Told with unmatched authenticity, including powerful documentary footage mixed with fiction and playful animation (reminiscent of the Puerto Rican coming-of-age masterpiece We the Animals), Kishi Leopo’s film is unique and breathtaking. The film blossoms into a wondrous adventure story as the two brothers gather the courage to venture outside and explore the strange new world just outside their tiny apartment door.

Los Lobos is an absorbing coming-of-age story about migrant life through the prism of its most innocent figures.

* Spanish language audio description available via All4Access App and/or .wav file when purchasing a DSL license.
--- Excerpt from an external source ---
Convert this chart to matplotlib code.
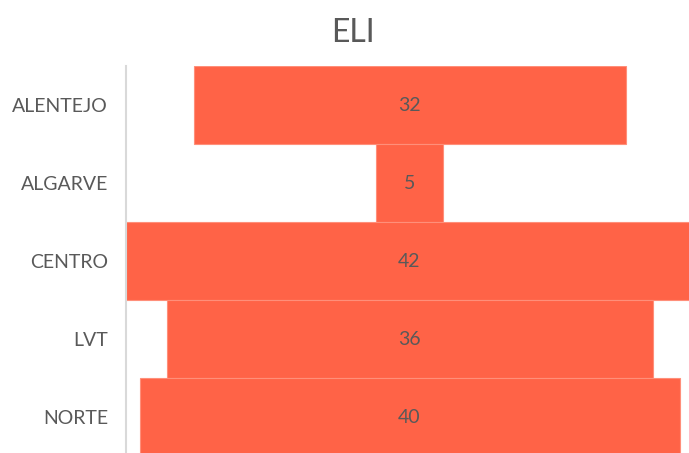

Accessibility for these films was created by DICAPTA and funded under a grant from the U.S. Department of Education- Office of Special Education-OSEP, project “Enhanced Access to Video for Students with Sensory Disabilities through Emerging Technology,” TV Access H327C210001.

Press

“Strikingly photographed and appealingly acted by the two children, the film deftly blends fiction and documentary elements into a portrait of an immigrant community which shares some of the innocence and optimism of the kids at the heart of the picture. ” – Wendy Ide, SCREENDAILY

“An already moving film is given an unforeseen blush of relevance in these trying times by refracting an immigration story through the prism of a childhood experience of forced isolation.” – Jessica Kiang, VARIETY

“An absorbing coming-of-age story about migrant life through the prism of its most innocent figures.” – Eric Kohn, INDIEWIRE

“In a world so severely lacking compassion, Kishi Leopo’s latest feels like the cinematic equivalent of a tight embrace that reminds us we can howl ourselves out of any storm.” – Carlos Aguilar, ROGER EBERT

About the Director
Samuel Kishi Leopo holds a Bachelor of Arts in audiovisual arts from the University of Guadalajara. His work has been shown in over 100 festivals around the world, including Clermont Ferrand and the Berlinale, where he competed on the Generation Kplus section with his feature film debut Somos Mari Pepa.

Some of his awards include the Morelia International Film Festival’s Silver Eye, the Mexican Academy of Cinematographic Arts and Sciences’ Best Short Film for Mari Pepa, as well as three Ariel nominations for his feature film debut Somos Mari Pepa.

Notes on Film

“When I was five, my mother left my father and took me and my three-year-old brother to the US. We crossed the border on tourist visas by declaring we were going to Disneyland. My mother had neither job nor lodging, not an inkling of English, and traveled light: our possessions were just a change of clothes, a few toys, and a Fisher-Price audio recorder.

Los Lobos emerges from the hazy images of my memories in order to tell a story about childhood, uncertainty, migration, a family’s reintegration, the adaptation to new surroundings, and the meaning of home.

It was very important to me to draw on the stories and experiences of the migrant community in Albuquerque for the production of this film. I intended to paint a portrait by mixing both fictional and documentary elements, and compositing fictional characters atop actual locals, their surroundings, and the multiculturalism that has built a thriving migrant community.”